It is all very well for George Osborne to enforce the national minimum wage of £7.20 an hour for those aged 25 and over but it seems that its implementation is fiction in some locations.
The fact is that some regions in the UK are not going to be able to pay their employees at this level. It’s not that they don’t want to but they cannot afford to because they are in the lower paying regions of the country. It is going to be tough for many employers. So what is the reality?
According to a report published by the Resolution Foundation think tank, Birmingham, Nottingham and Sheffield will not meet the obligation because they are lower wage cities. Eleven cities, including Bristol, Leeds and 22 smaller cities were surveyed to gauge the impact and consequences of the new pay laws. The report emphasises that the policy is ambitious and will be hard to implement.
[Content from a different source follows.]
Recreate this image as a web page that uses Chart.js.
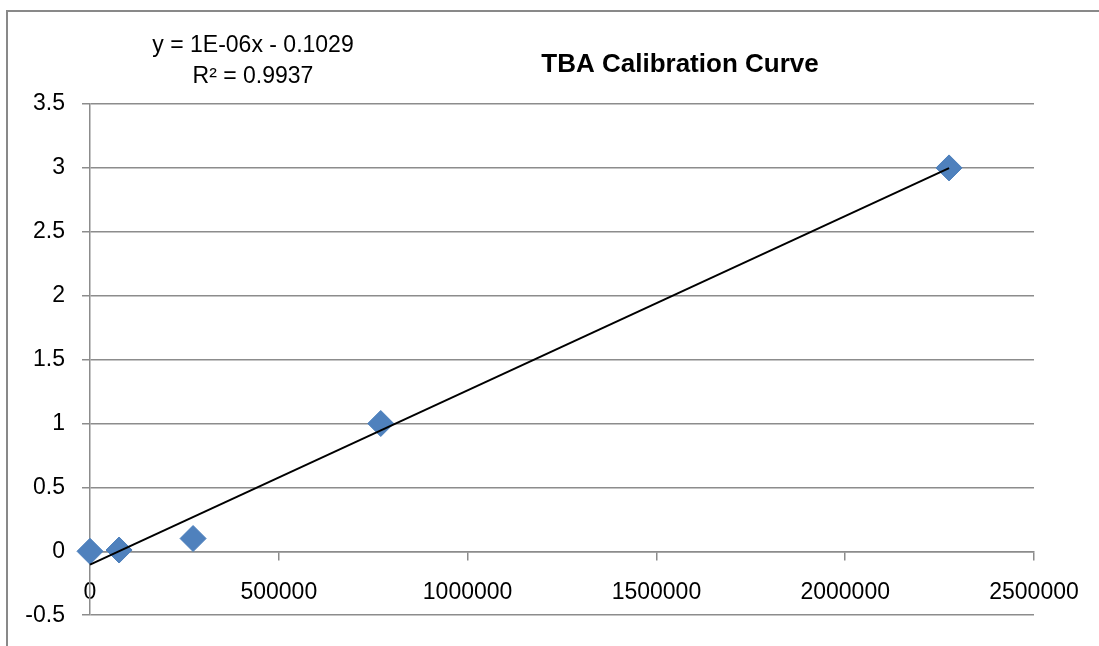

The wage increase is predicted to affect 23 per cent of the labour force or some 3.2 million employees. By 2020 the living minimum wage is predicted to be £9 an hour and will affect 6 million employees or 23 per cent of the labour force.
In higher paying regions such as London, the increase to the wage bill is anticipated to be 0.3 per cent but in lower-wage Birmingham it is estimated to be 0.8 per cent.
Recruitment headaches will ensure. Career progression will suffer because more people will be paid the legal minimum which means that there are too many staff on the same wage to push through the career ladder.
It will be more competitive for staff to rise through the ranks. The wage increase will also mean that staff numbers will be reduced as businesses recoup the cost of a salary rise. So, will we see a wave of redundancies and higher unemployment? The Office for Budget Responsibility has predicted that some 60,000 workers will be out of work as a result of the enforcement.
This is not just grim news for the recruitment industry but for the nation as a whole. The minimum wage increase means that the cost of goods and services will rise in order that firms can pay staff salaries. Is this something that the Government will fix too?
So what is the solution? Adam Corlett, an economic analyst at the Resolution Foundation and author of the report, advises that politicians need to work with employers to ensure success. However, in the meantime, it is going to be tough for employers.